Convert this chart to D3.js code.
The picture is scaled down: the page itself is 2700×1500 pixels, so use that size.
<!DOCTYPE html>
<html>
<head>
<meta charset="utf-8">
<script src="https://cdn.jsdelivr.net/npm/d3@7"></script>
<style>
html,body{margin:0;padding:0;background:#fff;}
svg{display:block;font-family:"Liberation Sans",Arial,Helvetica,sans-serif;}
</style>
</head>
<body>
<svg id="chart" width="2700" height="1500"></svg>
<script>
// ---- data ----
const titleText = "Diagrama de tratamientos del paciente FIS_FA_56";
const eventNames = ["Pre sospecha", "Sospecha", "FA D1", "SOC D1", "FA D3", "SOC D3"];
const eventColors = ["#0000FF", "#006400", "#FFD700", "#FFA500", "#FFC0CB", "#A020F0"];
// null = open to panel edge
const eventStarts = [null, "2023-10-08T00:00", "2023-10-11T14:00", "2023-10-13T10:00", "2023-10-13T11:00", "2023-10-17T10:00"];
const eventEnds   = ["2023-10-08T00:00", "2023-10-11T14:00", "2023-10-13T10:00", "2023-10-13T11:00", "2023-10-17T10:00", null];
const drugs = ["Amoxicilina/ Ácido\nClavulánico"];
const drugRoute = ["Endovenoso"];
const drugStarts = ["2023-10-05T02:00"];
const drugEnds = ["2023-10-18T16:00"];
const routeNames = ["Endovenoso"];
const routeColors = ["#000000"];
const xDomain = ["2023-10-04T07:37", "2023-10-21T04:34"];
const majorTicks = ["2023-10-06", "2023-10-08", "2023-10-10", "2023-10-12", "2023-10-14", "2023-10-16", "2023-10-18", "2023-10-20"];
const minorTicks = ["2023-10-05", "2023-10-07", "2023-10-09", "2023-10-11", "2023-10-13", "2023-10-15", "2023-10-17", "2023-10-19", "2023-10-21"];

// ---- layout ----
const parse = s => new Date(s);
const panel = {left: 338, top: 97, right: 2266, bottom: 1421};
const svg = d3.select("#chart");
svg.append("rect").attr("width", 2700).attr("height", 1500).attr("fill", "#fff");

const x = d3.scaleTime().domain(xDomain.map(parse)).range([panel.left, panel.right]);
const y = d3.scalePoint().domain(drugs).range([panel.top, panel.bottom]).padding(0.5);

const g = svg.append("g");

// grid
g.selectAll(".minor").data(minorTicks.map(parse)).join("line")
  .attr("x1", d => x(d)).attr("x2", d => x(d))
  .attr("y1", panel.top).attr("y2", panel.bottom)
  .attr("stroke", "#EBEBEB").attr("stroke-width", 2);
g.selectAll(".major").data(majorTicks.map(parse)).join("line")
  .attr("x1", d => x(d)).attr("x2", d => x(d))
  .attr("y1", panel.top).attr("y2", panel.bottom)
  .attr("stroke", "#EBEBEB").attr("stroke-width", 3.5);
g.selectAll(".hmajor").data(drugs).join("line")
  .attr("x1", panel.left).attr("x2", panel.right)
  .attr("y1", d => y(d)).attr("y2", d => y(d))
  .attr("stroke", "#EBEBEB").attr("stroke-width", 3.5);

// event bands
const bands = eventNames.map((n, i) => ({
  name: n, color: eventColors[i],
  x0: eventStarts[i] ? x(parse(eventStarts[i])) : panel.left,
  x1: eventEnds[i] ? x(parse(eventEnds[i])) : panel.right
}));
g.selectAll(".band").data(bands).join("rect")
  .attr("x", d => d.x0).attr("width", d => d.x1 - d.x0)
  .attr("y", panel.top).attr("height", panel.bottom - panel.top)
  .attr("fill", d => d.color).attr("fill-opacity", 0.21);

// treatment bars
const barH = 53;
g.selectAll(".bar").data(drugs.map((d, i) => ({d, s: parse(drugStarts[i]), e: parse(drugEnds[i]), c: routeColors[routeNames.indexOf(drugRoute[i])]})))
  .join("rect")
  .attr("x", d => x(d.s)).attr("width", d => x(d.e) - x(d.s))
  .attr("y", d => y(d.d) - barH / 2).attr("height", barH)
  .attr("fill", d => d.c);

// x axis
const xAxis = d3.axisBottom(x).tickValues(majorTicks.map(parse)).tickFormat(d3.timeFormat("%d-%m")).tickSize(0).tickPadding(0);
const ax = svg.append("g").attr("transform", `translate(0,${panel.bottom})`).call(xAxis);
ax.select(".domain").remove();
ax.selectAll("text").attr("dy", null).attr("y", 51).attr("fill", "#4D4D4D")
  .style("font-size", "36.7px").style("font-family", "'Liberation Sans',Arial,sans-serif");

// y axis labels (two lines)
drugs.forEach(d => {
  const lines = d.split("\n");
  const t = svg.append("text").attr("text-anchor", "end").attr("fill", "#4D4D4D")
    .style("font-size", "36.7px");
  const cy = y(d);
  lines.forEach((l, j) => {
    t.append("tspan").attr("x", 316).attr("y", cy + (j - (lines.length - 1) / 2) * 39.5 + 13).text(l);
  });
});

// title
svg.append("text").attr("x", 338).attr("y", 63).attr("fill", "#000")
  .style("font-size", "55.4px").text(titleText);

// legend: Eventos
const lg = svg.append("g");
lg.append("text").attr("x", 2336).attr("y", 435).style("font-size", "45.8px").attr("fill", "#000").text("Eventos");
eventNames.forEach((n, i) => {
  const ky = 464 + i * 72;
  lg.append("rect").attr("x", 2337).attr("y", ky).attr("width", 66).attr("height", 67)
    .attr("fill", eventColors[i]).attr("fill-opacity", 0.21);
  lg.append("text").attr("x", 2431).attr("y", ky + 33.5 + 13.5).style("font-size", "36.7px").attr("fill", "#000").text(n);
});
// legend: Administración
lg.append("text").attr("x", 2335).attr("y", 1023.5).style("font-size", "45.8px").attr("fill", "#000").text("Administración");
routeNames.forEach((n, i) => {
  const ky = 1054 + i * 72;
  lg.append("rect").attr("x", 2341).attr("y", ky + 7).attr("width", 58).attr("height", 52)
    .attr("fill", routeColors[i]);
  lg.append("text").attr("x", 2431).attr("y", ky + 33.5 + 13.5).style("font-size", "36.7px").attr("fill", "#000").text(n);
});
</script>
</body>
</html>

----

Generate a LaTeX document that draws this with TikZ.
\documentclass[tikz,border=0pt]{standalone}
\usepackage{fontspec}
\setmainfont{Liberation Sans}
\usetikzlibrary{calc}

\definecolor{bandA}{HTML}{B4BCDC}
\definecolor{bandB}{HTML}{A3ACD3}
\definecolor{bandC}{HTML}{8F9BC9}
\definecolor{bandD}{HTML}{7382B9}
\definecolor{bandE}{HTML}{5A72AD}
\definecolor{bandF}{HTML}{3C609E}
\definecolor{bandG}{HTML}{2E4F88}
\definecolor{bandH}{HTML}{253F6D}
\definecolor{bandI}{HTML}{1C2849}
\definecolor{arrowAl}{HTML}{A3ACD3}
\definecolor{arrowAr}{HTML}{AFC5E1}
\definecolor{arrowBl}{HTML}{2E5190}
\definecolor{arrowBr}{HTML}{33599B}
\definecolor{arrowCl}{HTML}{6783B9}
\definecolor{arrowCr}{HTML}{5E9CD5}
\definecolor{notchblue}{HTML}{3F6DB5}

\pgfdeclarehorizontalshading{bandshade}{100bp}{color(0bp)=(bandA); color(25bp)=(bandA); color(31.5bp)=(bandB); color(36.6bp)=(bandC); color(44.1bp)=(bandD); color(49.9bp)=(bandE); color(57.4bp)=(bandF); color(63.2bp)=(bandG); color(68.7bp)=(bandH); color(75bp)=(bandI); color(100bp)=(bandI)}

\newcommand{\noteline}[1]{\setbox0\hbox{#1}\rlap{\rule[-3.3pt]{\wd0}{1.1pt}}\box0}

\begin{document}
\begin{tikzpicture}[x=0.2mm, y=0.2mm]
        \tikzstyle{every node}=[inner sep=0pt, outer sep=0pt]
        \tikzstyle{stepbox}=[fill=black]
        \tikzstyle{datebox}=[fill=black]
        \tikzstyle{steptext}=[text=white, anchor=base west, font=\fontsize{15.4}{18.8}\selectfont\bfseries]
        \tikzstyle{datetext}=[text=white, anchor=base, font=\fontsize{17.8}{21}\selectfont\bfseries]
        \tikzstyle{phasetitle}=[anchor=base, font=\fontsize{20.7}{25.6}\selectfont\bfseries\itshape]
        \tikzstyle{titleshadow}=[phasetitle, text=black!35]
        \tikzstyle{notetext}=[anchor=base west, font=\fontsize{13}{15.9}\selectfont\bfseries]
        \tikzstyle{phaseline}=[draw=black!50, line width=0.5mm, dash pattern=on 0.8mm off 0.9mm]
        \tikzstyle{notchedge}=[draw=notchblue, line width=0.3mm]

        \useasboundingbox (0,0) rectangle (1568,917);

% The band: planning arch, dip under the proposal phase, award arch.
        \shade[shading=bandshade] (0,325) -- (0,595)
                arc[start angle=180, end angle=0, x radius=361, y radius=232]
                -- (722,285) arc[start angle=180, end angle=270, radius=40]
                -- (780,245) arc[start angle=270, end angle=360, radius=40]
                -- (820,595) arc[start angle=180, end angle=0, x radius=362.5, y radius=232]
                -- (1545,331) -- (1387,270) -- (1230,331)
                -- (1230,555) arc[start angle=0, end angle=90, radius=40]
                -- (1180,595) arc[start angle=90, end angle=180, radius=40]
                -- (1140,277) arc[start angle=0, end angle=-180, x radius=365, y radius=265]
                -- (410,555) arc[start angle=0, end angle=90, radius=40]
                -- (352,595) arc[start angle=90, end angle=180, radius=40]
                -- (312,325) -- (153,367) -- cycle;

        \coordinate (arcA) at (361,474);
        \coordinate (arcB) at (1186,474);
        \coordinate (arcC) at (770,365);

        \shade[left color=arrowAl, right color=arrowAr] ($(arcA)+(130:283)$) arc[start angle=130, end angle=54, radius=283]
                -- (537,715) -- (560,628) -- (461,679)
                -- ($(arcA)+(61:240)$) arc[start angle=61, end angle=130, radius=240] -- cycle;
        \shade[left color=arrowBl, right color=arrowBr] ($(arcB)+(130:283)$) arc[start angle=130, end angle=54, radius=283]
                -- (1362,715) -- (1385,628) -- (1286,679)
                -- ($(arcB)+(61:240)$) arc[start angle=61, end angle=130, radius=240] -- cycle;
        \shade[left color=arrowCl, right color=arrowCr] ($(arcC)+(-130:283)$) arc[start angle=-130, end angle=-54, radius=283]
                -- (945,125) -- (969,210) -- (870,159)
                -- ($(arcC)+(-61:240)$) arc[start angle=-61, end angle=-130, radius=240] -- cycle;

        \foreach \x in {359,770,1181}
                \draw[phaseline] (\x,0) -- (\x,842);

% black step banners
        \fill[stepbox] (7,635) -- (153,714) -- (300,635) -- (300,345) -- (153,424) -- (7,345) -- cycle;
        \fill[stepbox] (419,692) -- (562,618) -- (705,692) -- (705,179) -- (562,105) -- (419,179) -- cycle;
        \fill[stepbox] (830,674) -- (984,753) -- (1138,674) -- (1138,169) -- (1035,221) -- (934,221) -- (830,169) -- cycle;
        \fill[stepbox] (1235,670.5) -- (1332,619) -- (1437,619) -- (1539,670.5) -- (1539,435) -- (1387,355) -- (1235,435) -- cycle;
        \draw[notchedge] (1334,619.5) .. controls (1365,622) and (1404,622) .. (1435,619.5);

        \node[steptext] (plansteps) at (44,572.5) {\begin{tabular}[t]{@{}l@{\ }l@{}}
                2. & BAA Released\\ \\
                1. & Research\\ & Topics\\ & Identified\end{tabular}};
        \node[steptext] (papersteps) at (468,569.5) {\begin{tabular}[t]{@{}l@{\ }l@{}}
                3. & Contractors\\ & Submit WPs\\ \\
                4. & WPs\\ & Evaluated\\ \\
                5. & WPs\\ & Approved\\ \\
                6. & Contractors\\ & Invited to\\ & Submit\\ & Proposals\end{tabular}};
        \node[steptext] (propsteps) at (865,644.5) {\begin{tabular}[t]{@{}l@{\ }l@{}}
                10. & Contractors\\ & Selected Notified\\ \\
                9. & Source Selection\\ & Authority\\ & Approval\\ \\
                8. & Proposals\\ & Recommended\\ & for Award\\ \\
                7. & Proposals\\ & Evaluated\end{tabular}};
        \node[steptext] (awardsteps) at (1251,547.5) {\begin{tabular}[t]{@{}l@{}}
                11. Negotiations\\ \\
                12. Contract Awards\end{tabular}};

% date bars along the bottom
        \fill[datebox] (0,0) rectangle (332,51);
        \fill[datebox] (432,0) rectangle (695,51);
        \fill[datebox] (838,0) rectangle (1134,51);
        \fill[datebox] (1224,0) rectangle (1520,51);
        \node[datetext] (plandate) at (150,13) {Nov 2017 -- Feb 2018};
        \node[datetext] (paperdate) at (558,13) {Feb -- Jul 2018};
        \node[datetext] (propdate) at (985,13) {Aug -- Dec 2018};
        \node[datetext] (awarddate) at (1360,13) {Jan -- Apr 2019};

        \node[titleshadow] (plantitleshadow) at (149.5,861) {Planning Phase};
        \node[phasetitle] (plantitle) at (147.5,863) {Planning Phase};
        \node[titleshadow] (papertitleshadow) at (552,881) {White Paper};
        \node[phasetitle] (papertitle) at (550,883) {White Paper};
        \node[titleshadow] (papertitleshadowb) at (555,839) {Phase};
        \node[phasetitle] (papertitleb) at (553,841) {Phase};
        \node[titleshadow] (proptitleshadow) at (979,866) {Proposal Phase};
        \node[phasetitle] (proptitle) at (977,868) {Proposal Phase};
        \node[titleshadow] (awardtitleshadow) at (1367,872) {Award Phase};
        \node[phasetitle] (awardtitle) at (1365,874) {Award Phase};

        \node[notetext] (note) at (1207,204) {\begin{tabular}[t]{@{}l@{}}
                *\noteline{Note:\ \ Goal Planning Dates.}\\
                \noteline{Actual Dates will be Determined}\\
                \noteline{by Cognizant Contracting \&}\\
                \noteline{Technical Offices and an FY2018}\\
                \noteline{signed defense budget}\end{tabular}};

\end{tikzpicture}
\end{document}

----

→ Job:
Write down every line of the data above that includes the string "chart".

→ Task answer:
Convert this chart to D3.js code.
<svg id="chart" width="2700" height="1500"></svg>
const svg = d3.select("#chart");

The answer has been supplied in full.